This article contributed by Thomas Paro, from the November 1, 1954 issue of Time magazine.
Red Curtice had followed the progress of the new Chevrolet from first sketches to drafting board to quarter-scale model to clay mockup with all the anxious looks a young father-to-be bestows upon his wife. Now he slowly circled the car, squinting at its lines and lightly touching its smooth surface. When his eye lighted on a horizontal crease in the molding of the trunk, he shook his head. "That's not good," said Curtice. "You'll see that it casts a shadow on the bottom half of the lid. That shadow makes the car look higher and narrower. What we want is a lower automobile that looks wider." At the side of the car, Curtice stopped again. Why should the belt line (i.e., the line formed by the bottom of the windows) be straight and unbroken? When a designer explained that only the two-door models would have a racy dip in the belt line, Curtice suggested; "Don't you think we might try it on a four-door type, too?" As he left the room, molders set to work making the suggested changes. A few days later, Red Curtice was back to see the results. Said he: "That's itl" Those two words were the signal for G.M.'s Chevrolet division to spend some $300 million to turn the clay model into a car on the production line - the biggest expenditure for a new model in auto history.

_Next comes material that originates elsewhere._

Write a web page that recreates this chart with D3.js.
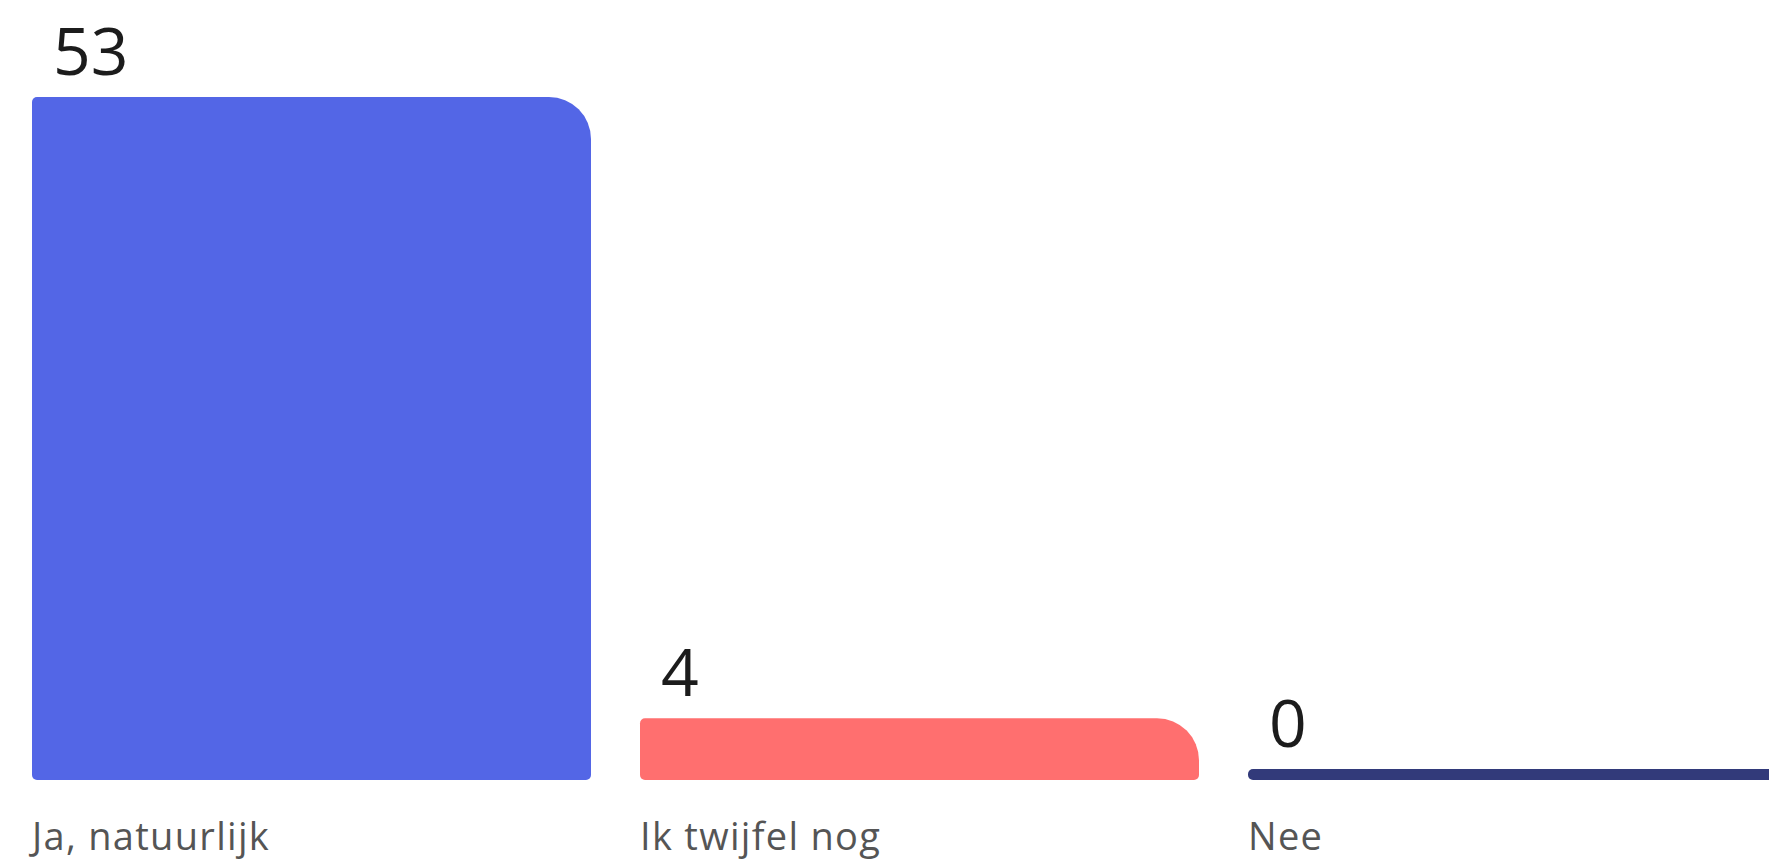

This week the Chevrolet began its competition
for the customer's dollar in a circus atmosphere whooped up by the country's 7,500
Chevrolet dealers. Outside the Chevrolet agencies, hundreds of machines spewed forth
varicolored bubbles by day; by night huge spotlights swiveled their beams across the sky.
Dealers hung up miles of flags, banners and placards, hired clowns and calliopes, rented
dinner jackets for their salesmen, splashed teaser ads through the press.* They spent
$3,500,000 on promotion, giving away 2,131,000 balloons, 1,016,920 bottles of Prince
Matchabelli perfume, hundreds of thousands of pencils, yardsticks, potholders, key cases
and beanies. With the help of all this razzle-dazzle, Chevrolet Division Manager Tom
Keating expects 20 million people to troop through his showrooms in the next few days.